WORK TO BE COMPLETED: Copy exactly, and only, the lines below from the first through the one containing "(wmruleL) -- (wmruleR);", both included; pictures are omitted.

--- Start ---

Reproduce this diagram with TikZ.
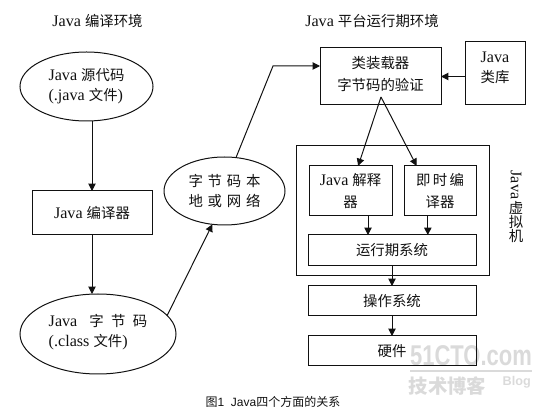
\documentclass[tikz,border=0pt]{standalone}
\usepackage{fontspec}
\usepackage{xcolor}
\usepackage{tikz}
\usetikzlibrary{arrows.meta,positioning,shapes.geometric,calc}
\setmainfont[Scale=1.12]{Liberation Serif}
\newfontfamily\cjkfont{Noto Sans CJK SC}
\newfontfamily\capfont{Liberation Sans}
\newcommand{\zh}[1]{{\cjkfont #1}}
\definecolor{ink}{HTML}{111111}
\definecolor{wmgrey}{HTML}{DADADA}

\begin{document}
\begin{tikzpicture}[
  x=0.75pt, y=-0.75pt,
  every node/.style={font=\fontsize{10.8}{15}\selectfont, text=ink},
  blob/.style={ellipse, draw=ink, line width=0.75pt, inner sep=0pt, outer sep=0pt, align=left},
  layer/.style={rectangle, draw=ink, line width=0.75pt, inner sep=0pt, outer sep=0pt, align=center},
  arrow/.style={-{Triangle[length=5.5pt,width=5.5pt]}, line width=0.75pt, draw=ink},
  wmark/.style={font=\capfont\bfseries\fontsize{16.5}{18}\selectfont, text=wmgrey, inner sep=0pt}
]
\useasboundingbox (0,0) rectangle (546,409);

% watermark goes under the boxes
\node[wmark, yscale=1.3] (wmsite) at (471,356) {51CTO.com};
\node[wmark, font=\cjkfont\bfseries\fontsize{14.5}{16}\selectfont] (wmblog) at (447.5,386) {技术博客};
\node[wmark, font=\capfont\bfseries\fontsize{9.5}{10}\selectfont, right=12pt of wmblog, yshift=3pt] (wmtag) {Blog};
\coordinate (wmruleL) at (410,371);
\coordinate (wmruleR) at (532,371);
\draw[wmgrey, line width=1.5pt] (wmruleL) -- (wmruleR);

\node (titleL) at (97.5,21) {Java \zh{编译环境}};
\node (titleR) at (372,21) {Java \zh{平台运行期环境}};

\node[blob, minimum width=99.75pt, minimum height=51.75pt] (source) at (86.5,86.5) {Java\ \zh{源代码}\\(.java \zh{文件})};
\node[layer, minimum width=90pt, minimum height=33pt] (compiler) at (92,213) {Java \zh{编译器}};
\node[blob, minimum width=117pt, minimum height=60pt] (bytecode) at (98,334) {Java\hspace{9pt}\zh{字\hspace{5.5pt}节\hspace{5.5pt}码}\\(.class \zh{文件})\\[-9pt]};
\node[blob, align=center, minimum width=90.75pt, minimum height=51pt] (medium) at (224.5,191) {\zh{字\,\,节\,\,码\,\,本}\\\zh{地\,\,或\,\,网\,\,络}};

\node[layer, minimum width=90.75pt, minimum height=42.75pt, font=\fontsize{10.8}{16.5}\selectfont] (loader) at (380.5,76.5) {\zh{类装载器}\\\zh{字节码的验证}\\[-12.5pt]};
\node[layer, minimum width=45pt, minimum height=47.25pt] (javalib) at (495,73.5) {Java\\\zh{类库}\\[-6pt]};
\node[layer, minimum width=144.75pt, minimum height=97.5pt] (jvm) at (392.5,211) {};
\node[layer, minimum width=62.25pt, minimum height=37.5pt, font=\fontsize{10.8}{17}\selectfont] (interp) at (350.5,191) {Java \zh{解释}\\\zh{器}};
\node[layer, minimum width=54pt, minimum height=37.5pt, font=\fontsize{10.8}{17}\selectfont] (jit) at (440,191) {\zh{即\,时\,编}\\\zh{译器}};
\node[layer, minimum width=126pt, minimum height=23.25pt] (runtime) at (392,250.5) {\zh{运行期系统}};
\node[layer, minimum width=126pt, minimum height=22.5pt, below=15pt of runtime] (opsys) {\zh{操作系统}};
\node[layer, minimum width=126pt, minimum height=22pt, below=15pt of opsys] (hardware) {\zh{硬件}};

\node[rotate=-90, inner sep=0pt] (vmname) at (516,185) {Java};
\node[align=center, inner sep=0pt, font=\fontsize{10.8}{10.5}\selectfont] (vmzh) at (516,222) {\zh{虚}\\\zh{拟}\\\zh{机}};

\node[font=\capfont\fontsize{9}{11}\selectfont] (caption) at (273,402) {\zh{图}1\ \ Java\zh{四个方面的关系}};

\coordinate (bend) at (273,66);
\coordinate (split) at (381,97);

\draw[arrow] (compiler.north |- source.south) -- (compiler.north);
\draw[arrow] (compiler.south) -- (compiler.south |- bytecode.north);
\draw[arrow] (bytecode.15) -- (medium.250);
\draw[arrow] (medium.71) -- (bend) -- (bend -| loader.west);
\draw[arrow] (javalib.west |- loader.west) -- (loader.east);
\draw[arrow] (split) -- (interp.73);
\draw[arrow] (split) -- (jit.133);
\draw[arrow] (interp.-55) -- (interp.-55 |- runtime.north);
\draw[arrow] (jit.-116) -- (jit.-116 |- runtime.north);
\draw[arrow] (runtime) -- (opsys);
\draw[arrow] (opsys) -- (hardware);
\end{tikzpicture}
\end{document}
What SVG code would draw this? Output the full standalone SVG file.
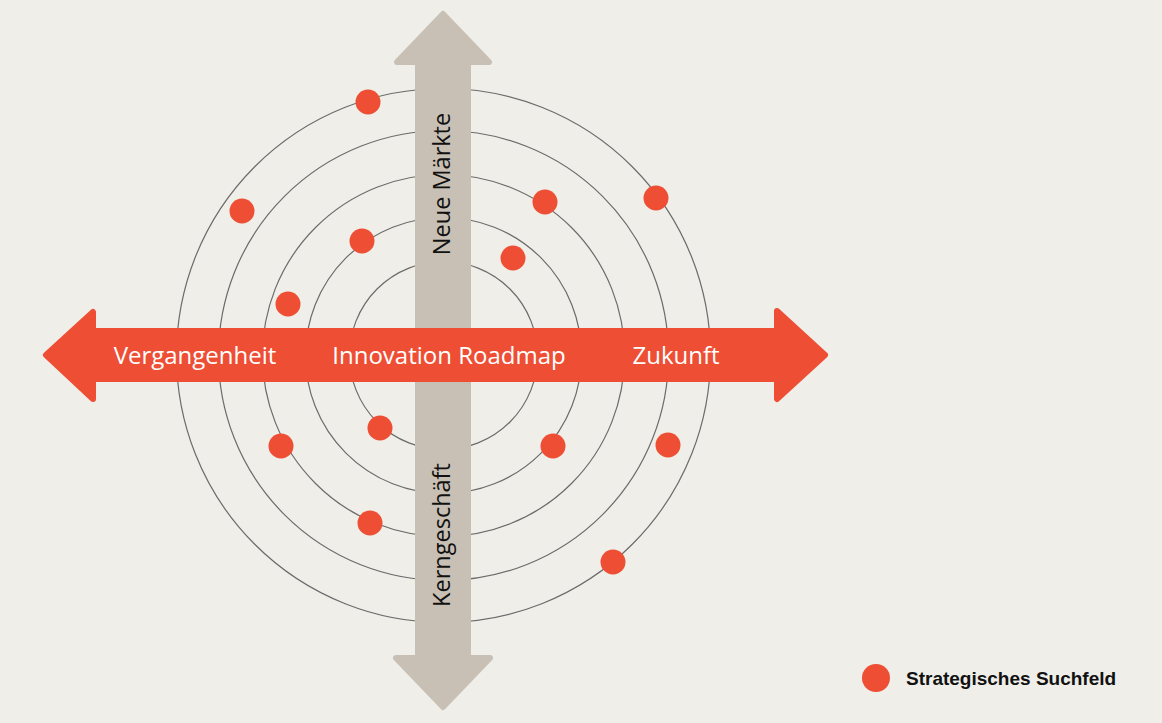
<svg xmlns="http://www.w3.org/2000/svg" width="1162" height="723" viewBox="0 0 1162 723">
<style>
.ring{fill:none;stroke:#6b6b6b;stroke-width:1.2}
.dot{fill:#EE4E34}
.grey{fill:#C8C0B4;stroke:#C8C0B4;stroke-width:6;stroke-linejoin:round}
.red{fill:#EE4E34;stroke:#EE4E34;stroke-width:6;stroke-linejoin:round}
.wt{font-family:"Open Sans","Noto Sans",sans-serif;font-size:24px;fill:#ffffff}
.bt{font-family:"Open Sans","Noto Sans",sans-serif;font-size:23.5px;fill:#111111}
.lg{font-family:"Liberation Sans",Arial,sans-serif;font-size:19px;font-weight:bold;fill:#111111}
</style>
<rect width="1162" height="723" fill="#EFEEE9"/>
<g id="rings">
<circle class="ring" cx="443.5" cy="355.5" r="94"/>
<circle class="ring" cx="443.5" cy="355.5" r="138"/>
<circle class="ring" cx="443.5" cy="355.5" r="181"/>
<circle class="ring" cx="443.5" cy="355.5" r="225"/>
<circle class="ring" cx="443.5" cy="355.5" r="267"/>
</g>
<g id="connectors">
<path id="axis-vertical" class="grey" d="M443,14 L489,62 L468,62 L468,658 L490,658 L443,707 L396,658 L418,658 L418,62 L397,62 Z"/>
<path id="axis-horizontal" class="red" d="M46,355 L93,312 L93,331 L777,331 L777,311 L825,355 L777,399 L777,379 L93,379 L93,399 Z"/>
</g>
<g id="label-vergangenheit"><text class="wt" x="195" y="364" text-anchor="middle">Vergangenheit</text></g>
<g id="label-roadmap"><text class="wt" x="449" y="364" text-anchor="middle">Innovation Roadmap</text></g>
<g id="label-zukunft"><text class="wt" x="676" y="364" text-anchor="middle">Zukunft</text></g>
<g id="label-neue-maerkte"><text class="bt" transform="translate(450,184) rotate(-90)" text-anchor="middle">Neue Märkte</text></g>
<g id="label-kerngeschaeft"><text class="bt" transform="translate(450,535) rotate(-90)" text-anchor="middle">Kerngeschäft</text></g>
<g id="dots">
<circle class="dot" cx="368" cy="102" r="12.5"/>
<circle class="dot" cx="242" cy="211" r="12.5"/>
<circle class="dot" cx="362" cy="241" r="12.5"/>
<circle class="dot" cx="288" cy="304" r="12.5"/>
<circle class="dot" cx="545" cy="202" r="12.5"/>
<circle class="dot" cx="656" cy="198" r="12.5"/>
<circle class="dot" cx="513" cy="258" r="12.5"/>
<circle class="dot" cx="281" cy="446" r="12.5"/>
<circle class="dot" cx="380" cy="428" r="12.5"/>
<circle class="dot" cx="370" cy="523" r="12.5"/>
<circle class="dot" cx="553" cy="446" r="12.5"/>
<circle class="dot" cx="668" cy="445" r="12.5"/>
<circle class="dot" cx="613" cy="562" r="12.5"/>
</g>
<g id="legend">
<circle class="dot" cx="876" cy="678" r="14"/>
<text class="lg" x="906" y="685">Strategisches Suchfeld</text>
</g>
</svg>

--- End ---

FINISHED TASK:
Reproduce this diagram with TikZ.
\documentclass[tikz,border=0pt]{standalone}
\usepackage{fontspec}
\usepackage{xcolor}
\usepackage{tikz}
\usetikzlibrary{arrows.meta,positioning,shapes.geometric,calc}
\setmainfont[Scale=1.12]{Liberation Serif}
\newfontfamily\cjkfont{Noto Sans CJK SC}
\newfontfamily\capfont{Liberation Sans}
\newcommand{\zh}[1]{{\cjkfont #1}}
\definecolor{ink}{HTML}{111111}
\definecolor{wmgrey}{HTML}{DADADA}

\begin{document}
\begin{tikzpicture}[
  x=0.75pt, y=-0.75pt,
  every node/.style={font=\fontsize{10.8}{15}\selectfont, text=ink},
  blob/.style={ellipse, draw=ink, line width=0.75pt, inner sep=0pt, outer sep=0pt, align=left},
  layer/.style={rectangle, draw=ink, line width=0.75pt, inner sep=0pt, outer sep=0pt, align=center},
  arrow/.style={-{Triangle[length=5.5pt,width=5.5pt]}, line width=0.75pt, draw=ink},
  wmark/.style={font=\capfont\bfseries\fontsize{16.5}{18}\selectfont, text=wmgrey, inner sep=0pt}
]
\useasboundingbox (0,0) rectangle (546,409);

% watermark goes under the boxes
\node[wmark, yscale=1.3] (wmsite) at (471,356) {51CTO.com};
\node[wmark, font=\cjkfont\bfseries\fontsize{14.5}{16}\selectfont] (wmblog) at (447.5,386) {技术博客};
\node[wmark, font=\capfont\bfseries\fontsize{9.5}{10}\selectfont, right=12pt of wmblog, yshift=3pt] (wmtag) {Blog};
\coordinate (wmruleL) at (410,371);
\coordinate (wmruleR) at (532,371);
\draw[wmgrey, line width=1.5pt] (wmruleL) -- (wmruleR);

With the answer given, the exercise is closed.